Before we get too deep
I would like to know if this discussion is applying to design ideals, or design reality?
Because ideally design addresses gaps in function. But, humans being...human, those gaps can suffer from the same perceptions and skewed viewpoints as all things humans do. It's not like people redesign the chair because humans lack a place to sit. Far from it, the development and evolution of things arises from perceived flaws and perceived betterments of existing things.
Sometimes the perceived flaws can be especially difficult to ascertain : take folks like Starck...was there a lack of kitsch and irony in the world before he began churning out gun vases and gnome stools?

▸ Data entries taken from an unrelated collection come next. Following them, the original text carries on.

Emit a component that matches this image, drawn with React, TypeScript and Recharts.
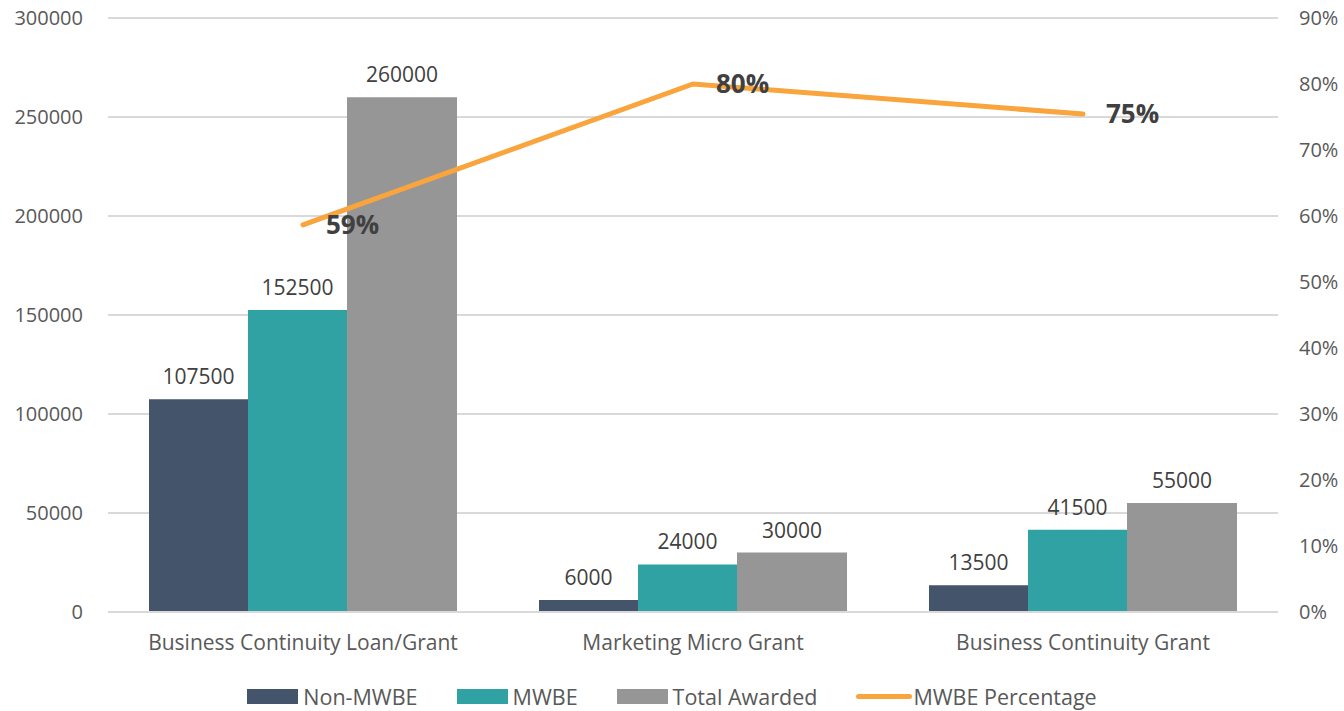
import {
  ComposedChart,
  Bar,
  Line,
  XAxis,
  YAxis,
  CartesianGrid,
  Legend,
  LabelList,
} from "recharts";

const categories = [
  "Business Continuity Loan/Grant",
  "Marketing Micro Grant",
  "Business Continuity Grant",
];
const nonMwbe = [107500, 6000, 13500];
const mwbe = [152500, 24000, 41500];
const totalAwarded = [260000, 30000, 55000];
const mwbePct = [0.5865, 0.8, 0.7545];

const leftTicks = [0, 50000, 100000, 150000, 200000, 250000, 300000];
const rightTicks = [0, 0.1, 0.2, 0.3, 0.4, 0.5, 0.6, 0.7, 0.8, 0.9];

const data = categories.map((name, i) => ({
  name,
  nonMwbe: nonMwbe[i],
  mwbe: mwbe[i],
  total: totalAwarded[i],
  pct: mwbePct[i],
}));

const FONT = "'Open Sans', sans-serif";
const TEXT = "#595959";

const legendItems = [
  { label: "Non-MWBE", color: "#44546A", line: false },
  { label: "MWBE", color: "#31A2A4", line: false },
  { label: "Total Awarded", color: "#969696", line: false },
  { label: "MWBE Percentage", color: "#F9A43C", line: true },
];

const CustomLegend = () => (
  <div
    style={{
      display: "flex",
      justifyContent: "center",
      alignItems: "center",
      gap: 39,
      fontFamily: FONT,
      fontSize: 21.5,
      color: TEXT,
    }}
  >
    {legendItems.map((it) => (
      <div key={it.label} style={{ display: "flex", alignItems: "center" }}>
        <span
          style={{
            display: "inline-block",
            width: it.line ? 56 : 51,
            height: it.line ? 5 : 15,
            borderRadius: it.line ? 3 : 0,
            background: it.color,
            marginRight: it.line ? 1 : 5,
          }}
        />
        {it.label}
      </div>
    ))}
  </div>
);

const PctLabel = (props: any) => {
  const { x, y, value } = props;
  return (
    <text
      x={x + 23}
      y={y + 2}
      dominantBaseline="middle"
      fill="#404040"
      fontFamily={FONT}
      fontWeight={700}
      fontSize={26}
    >
      {Math.round(value * 100)}%
    </text>
  );
};

const App = () => {
  return (
    <div style={{ position: "absolute", left: 0, top: 0 }}>
      <ComposedChart
        width={1344}
        height={711}
        data={data}
        margin={{ top: 18, right: 0, left: 0, bottom: 0 }}
        barGap={0}
      >
        <CartesianGrid stroke="#D9D9D9" strokeWidth={2} vertical={false} yAxisId="left" />
        <XAxis
          dataKey="name"
          axisLine={{ stroke: "#D9D9D9", strokeWidth: 2 }}
          tickLine={false}
          tickSize={0}
          tickMargin={23}
          height={70}
          tick={{ fill: TEXT, fontFamily: FONT, fontSize: 21 }}
        />
        <YAxis
          yAxisId="left"
          domain={[0, 300000]}
          ticks={leftTicks}
          width={108}
          axisLine={false}
          tickLine={false}
          tickSize={0}
          tickMargin={25}
          tick={{ fill: TEXT, fontFamily: FONT, fontSize: 20 }}
        />
        <YAxis
          yAxisId="right"
          orientation="right"
          domain={[0, 0.9]}
          ticks={rightTicks}
          width={66}
          axisLine={false}
          tickLine={false}
          tickSize={0}
          tickMargin={21}
          tickFormatter={(v: number) => `${Math.round(v * 100)}%`}
          tick={{ fill: TEXT, fontFamily: FONT, fontSize: 20 }}
        />
        <Legend
          verticalAlign="bottom"
          content={<CustomLegend />}
          wrapperStyle={{ bottom: 0 }}
        />
        <Bar yAxisId="left" dataKey="nonMwbe" fill="#44546A" barSize={99} isAnimationActive={false}>
          <LabelList dataKey="nonMwbe" position="top" offset={15} fill="#404040" fontFamily={FONT} fontSize={21} />
        </Bar>
        <Bar yAxisId="left" dataKey="mwbe" fill="#31A2A4" barSize={99} isAnimationActive={false}>
          <LabelList dataKey="mwbe" position="top" offset={15} fill="#404040" fontFamily={FONT} fontSize={21} />
        </Bar>
        <Bar yAxisId="left" dataKey="total" fill="#969696" barSize={110} isAnimationActive={false}>
          <LabelList dataKey="total" position="top" offset={15} fill="#404040" fontFamily={FONT} fontSize={21} />
        </Bar>
        <Line
          yAxisId="right"
          dataKey="pct"
          type="linear"
          stroke="#F9A43C"
          strokeWidth={5}
          strokeLinecap="round"
          dot={false}
          activeDot={false}
          isAnimationActive={false}
        >
          <LabelList dataKey="pct" content={<PctLabel />} />
        </Line>
      </ComposedChart>
    </div>
  );
};

export default App;
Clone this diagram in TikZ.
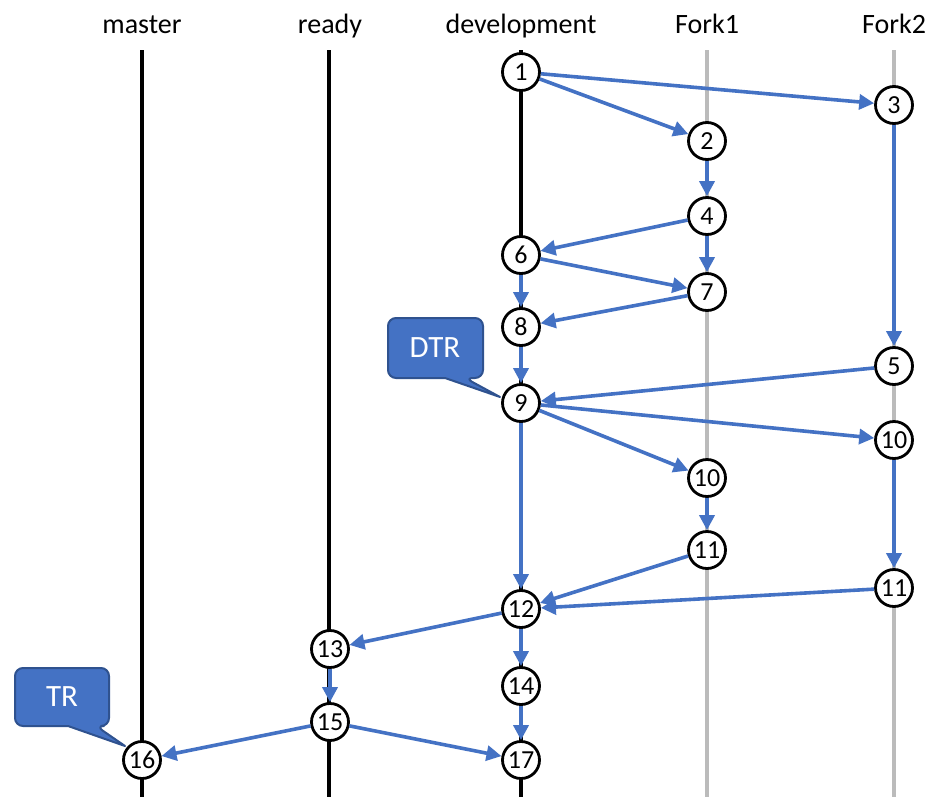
\documentclass[tikz,border=0pt]{standalone}
\usepackage{fontspec}
\setmainfont{Carlito}
\usetikzlibrary{arrows.meta}
\definecolor{ablue}{HTML}{4472C4}
\definecolor{cborder}{HTML}{2F528F}
\definecolor{lgray}{HTML}{BBBBBB}
\begin{document}
\begin{tikzpicture}[x=1pt,y=-1pt,
  commit/.style={circle,draw=black,line width=2.8pt,fill=white,minimum size=37pt,inner sep=0pt,font=\fontsize{26}{26}\selectfont},
  head/.style={font=\fontsize{28}{28}\selectfont,anchor=base},
  mainline/.style={line width=3.8pt,black},
  forkline/.style={line width=3.8pt,lgray},
  flow/.style={ablue,line width=3.6pt,-{Triangle[length=15pt,width=15pt]}},
  callout/.style={fill=ablue,draw=cborder,line width=2pt,line join=round},
  callouttext/.style={text=white,font=\fontsize{31}{31}\selectfont}]
\useasboundingbox (0,0) rectangle (946,804);
% headers
\node[head] (hm) at (142,33) {master};
\node[head] (hr) at (330,33) {ready};
\node[head] (hd) at (521,33) {development};
\node[head] (hf1) at (707,33) {Fork1};
\node[head] (hf2) at (894,33) {Fork2};
% branch lines
\coordinate (mt) at (142,50); \coordinate (mb) at (142,797);
\coordinate (rt) at (329,50); \coordinate (rb) at (329,797);
\coordinate (dt) at (521,50); \coordinate (db) at (521,797);
\coordinate (f1t) at (707,50); \coordinate (f1b) at (707,797);
\coordinate (f2t) at (894,50); \coordinate (f2b) at (894,797);
\draw[mainline] (mt) -- (mb);
\draw[mainline] (rt) -- (rb);
\draw[mainline] (dt) -- (db);
\draw[forkline] (f1t) -- (f1b);
\draw[forkline] (f2t) -- (f2b);
% commits
\node[commit] (c1) at (521,72) {1};
\node[commit] (c2) at (707,141) {2};
\node[commit] (c3) at (894,105) {3};
\node[commit] (c4) at (707,216) {4};
\node[commit] (c6) at (521,255) {6};
\node[commit] (c7) at (707,292) {7};
\node[commit] (c8) at (521,327) {8};
\node[commit] (c5) at (894,366) {5};
\node[commit] (c9) at (521,403) {9};
\node[commit] (c10b) at (894,440) {10};
\node[commit] (c10a) at (707,478) {10};
\node[commit] (c11a) at (707,550) {11};
\node[commit] (c11b) at (894,588) {11};
\node[commit] (c12) at (521,609) {12};
\node[commit] (c13) at (330,649) {13};
\node[commit] (c14) at (521,686) {14};
\node[commit] (c15) at (330,722) {15};
\node[commit] (c16) at (142,760) {16};
\node[commit] (c17) at (521,760) {17};
% flows
\draw[flow] (c1) -- (c3);
\draw[flow] (c1) -- (c2);
\draw[flow] (c2) -- (c4);
\draw[flow] (c4) -- (c6);
\draw[flow] (c4) -- (c7);
\draw[flow] (c6) -- (c7);
\draw[flow] (c6) -- (c8);
\draw[flow] (c7) -- (c8);
\draw[flow] (c3) -- (c5);
\draw[flow] (c5) -- (c9);
\draw[flow] (c8) -- (c9);
\draw[flow] (c9) -- (c10b);
\draw[flow] (c9) -- (c10a);
\draw[flow] (c10a) -- (c11a);
\draw[flow] (c10b) -- (c11b);
\draw[flow] (c9) -- (c12);
\draw[flow] (c11a) -- (c12);
\draw[flow] (c11b) -- (c12);
\draw[flow] (c12) -- (c13);
\draw[flow] (c12) -- (c14);
\draw[flow] (c13) -- (c15);
\draw[flow] (c14) -- (c17);
\draw[flow] (c15) -- (c16);
\draw[flow] (c15) -- (c17);
% callouts
\coordinate (dtip) at (500,397);
\draw[callout] (dtip) -- (445,378) [rounded corners=8pt] -- (388,378) -- (388,318) -- (483,318) -- (483,378) -- (465,378) [sharp corners] -- cycle;
\node[callouttext] (dtr) at (435,348) {DTR};
\coordinate (ttip) at (125,746);
\draw[callout] (ttip) -- (68,726) [rounded corners=8pt] -- (15,726) -- (15,668) -- (109,668) -- (109,726) -- (96,726) [sharp corners] -- cycle;
\node[callouttext] (tr) at (62,697) {TR};
\end{tikzpicture}
\end{document}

Even obnoxious design like the Campana brothers can be related to a need to apply one's own filter to a material, object etc. Surely people knew what the human body looked like before Praxiteles, Michelangelo, and Picasso came along. (altho I think the Campanas are more aligned with the contemporary craft movement than design)
As an old professor of mine used to describe the difference between fine and applied arts: Fine art asks questions; applied arts provide answers.
.
I've been pondering design for a while and think that there are remarkably unrealistic boundaries between fine art, design and craft, each can and usuually does contain profound elements of at least one of the other. And for designers and design consumers to carry on about 'functionalism' and 'problem solving' and (yawn) 'form follows function' shows an incredibly blinkered perception of the objects we live with.
As for my naivete re Cappellini etc, guilty as charged, though given that I'm 33 surely you don't expect me to have been cognisant at the age of 3 Gustavo?
And making beauty? Its nothing to embarrassed by, if it wasn't the foundation for every article of human creative expression where do you think we would be? Cable spools for coffee tables anyone?